Krapp's Last TapeWritten by Samuel Beckett
The Duchess Theatre, London (18/11/2010)
The story of an old man, alone and decrepit, bitter about but longing for his younger self by listening to the sound of his own voice. These are the bare essentials of Krapp's Last Tape. Painstakingly slow and strangely unsettling, the leading and only man onstage, Krapp (Michael Gambon) revisits his past by listening to his own taped diary entries.
The stage is virtually bare - just a desk with a single bulb above an old man's wiry haired head. Collapsed across the desk is Krapp. He remains there for so long that you begin to wonder whether the character is alive or dead. The silence is so unbearable you want to laugh. And this is how the first half of the play pans out. No speech, just Gambon as he moves about the stage as if witnessing it for the first time.
There are some hilarious moments with some bananas, as in a puerile and monkey-like manner, this old man finds some immature pleasure in the phallic fruit. Well.. don't we all! Gambon is magnificent in the role, creating incredible tension amidst the audience interspersed with moments of genuine laughter and others of something close to fear.
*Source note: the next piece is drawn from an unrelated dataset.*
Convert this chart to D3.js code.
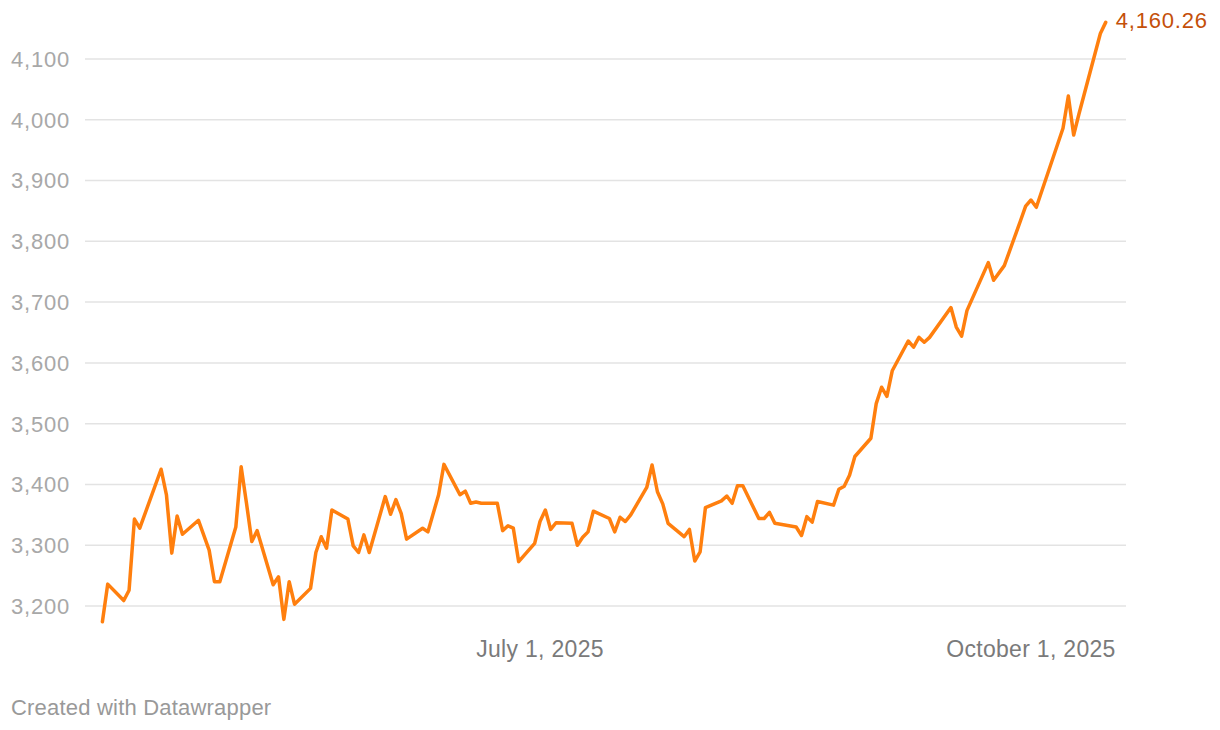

The performance is dark, with minimal light creating the sense of that inevitable darkness that will soon smother the ageing Krapp. The recordings of his younger self reveal someone more lively but almost equally troubled. As past and present play out in front of us, it's apparent that Krapp was doomed to become lost and alone. True to Beckett, you could say nothing happens in this short 45 minute performance. But you could also say that crammed into it, everything happens.
We hear a young man and see the old man that he has become and in that witness some 30 years of his life. And within that, we see the next 30 - his spools of tape evidently his last remaining comfort for a man stuck in routine, waiting for the lights to go out.